Just as almost every product and solution PVs can be set-up and configured so the PVS infrastructure is high available. Within the PVS infrastructure there are several components related to the High Availability of PVS. Some of these components like PXE and TFTP are well described in several good articles for creating a High Available solution. However within the PVS infrastructure there are also some components/configurations settings that are not much mentioned around the HA topic, but can have a big impact on the High Availability of your PVS infrastructure. In this article I’m going to describe which components should be taken into account, why and how you could/should use them in a High Available PVS infrastructure.
Site
The first component within a PVS infrastructure I would like to discuss about is the PVS Site. Within a PVS farm you need to have at least one Site, but you can create as much as needed. A PVS site exists of PVS servers, PVS Device Collections and a vDisk Pool. At least one PVS server is required, but more can be added as needed. The same applies for the Device Collections, where one is required and more can be created. Within a Device Collection you will find your Target Devices (PVS Clients). More PVS sites are often created for Delegation of Control (there is a specific Site Administrator role), which can be a good reason. Another reason I often see is to separate geographic locations, so for each location a separate site. This is a valid reason; however it can introduce a challenge for High Availability. Although a PVS site is not the highest level (that’s a PVS farm) a site is an autonomous object, only the parts into the site can communicate with each other, so a target device can only communicates with the PVS server(s) in the site. If that server or servers is not available the target device will not fail over to another site, but just will “hang” and wait till a PVS server in his site is available again.

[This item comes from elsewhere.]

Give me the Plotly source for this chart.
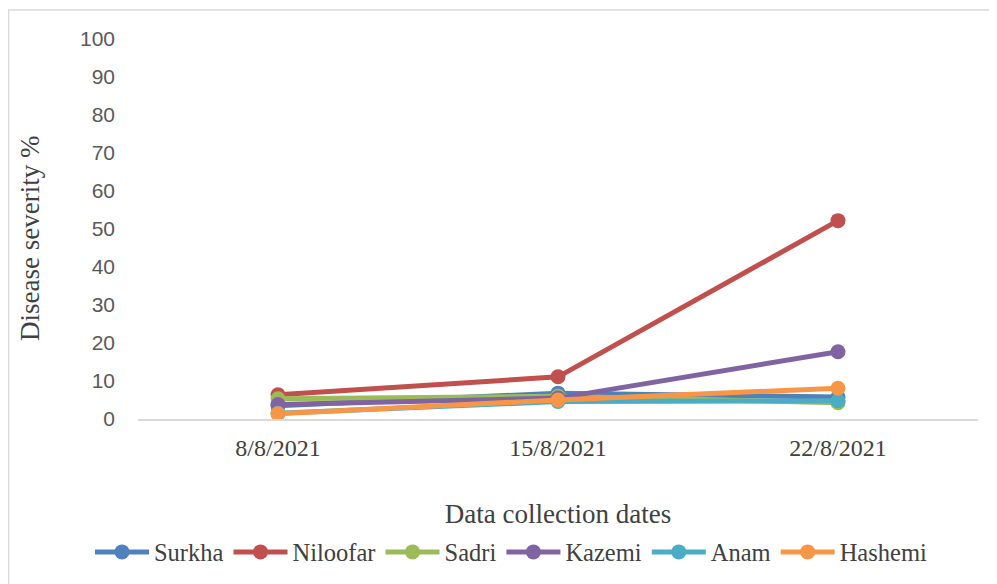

As you can imagine a site with a single server is causing that the target devices have a single point of failure (as shown in image1). So to have High Availability in a PVS Farm each site created needs at least two PVS servers. If you have many sites this can be not very economical at first and you still have only one server available per site for fallback. In the case both servers fail that specific site is out of order. This is not necessary. You use less sites and combine geographical location together in a site (or even all in one site) and use the Load Balancing algorithm to assign Target Devices to the PVS server in their own specific datacenter.
On each vDisk you can configure which Load Balancing algorithm can be used. There are three options available:
- None: From all PVS servers in the farm the least busy server will be used (default)
- Best Effort: A Target Device will be assigned to the least busy PVS server in the same subnet (VLAN), when there is nog PVS server available (anymore) in the subnet the least PVS server from the whole site will be used.
- Fixed: A Target Device will be assigned to the least busy PVS server in the same subnet (VLAN), when there is nog PVS server available (anymore) in the subnet the Target Device cannot connect to the PVS infrastructure.
From these algorithms Best Effort can arrange the highest availability. When you have more (geographical) locations in one site, by default the PVS server locally at the Target Devices will be used. When those are not available servers from another location will be used in a worst case scenario. The Fixed algorithm has the same effect as using a site, so this one does not have an added value for high availability.
Bootstrap
I think that this is most forgotten High Available component, but because most of people automatically add more because of the start-up high availability not many people run into issues with this feature. The configuration is bit dependent on the method used to connect to the PVS farm: PXE or BDM.
For more details when or why to use PXE or BDM I refer to my earlier published article To PXE or not to PXE.
When using the BDM you have much the option to specify a maximum of 4 servers based on their IP address. Luckily you can also use a DNS alias so more than 4 servers can be used. I also explained how to configure that in the article To PXE or not to PXE <<LINK>>. If you configure this wisely you have a high availability.
When you use the PXE/TFTP option you configure the servers in the bootstrap configuration. Unfortunate you can only provide the servers on their IP address here (no DNS alias option). The same maximum of four applies.
But the tricky part is actually the usage of this configuration (both in BDM as in the PXE/TFTP alternative). Most people think this is only used at the moment a Target Device is started and used this information to find out about the PVS infrastructure and are redirected to least busy server (based on the load balance algorithm). If you need more information about this part to create a high available solution check the article Load Balancing TFTP – Anything but trivial.
However the servers defined at this configuration step have another important role. When the Target Device loses the connection with the PVS server the file were streamed from, the servers mentioned in the bootstrap are used to connect to the PVS infrastructure again. If in that moment the configured servers in the bootstrap are not available the Target Device just hangs and cannot reconnect to the PVS infrastructure although there are other PVS servers available. So specify as much servers as possible (a maximum of four when based on IP address) spread over your infrastructure. Remember that by default only the servers its own IP address is added, so the target devices are only provided with one IP address.
Conclusion
In the article I discussed two components of the PVS infrastructure that are much mentioned in the high available scenario articles and blogs, although they absolute can have impact on your high availability rate. I explained why site and the bootstrap configuration are import to taken into account and what you should/could to set-up the highest available PVS infrastructure as possible.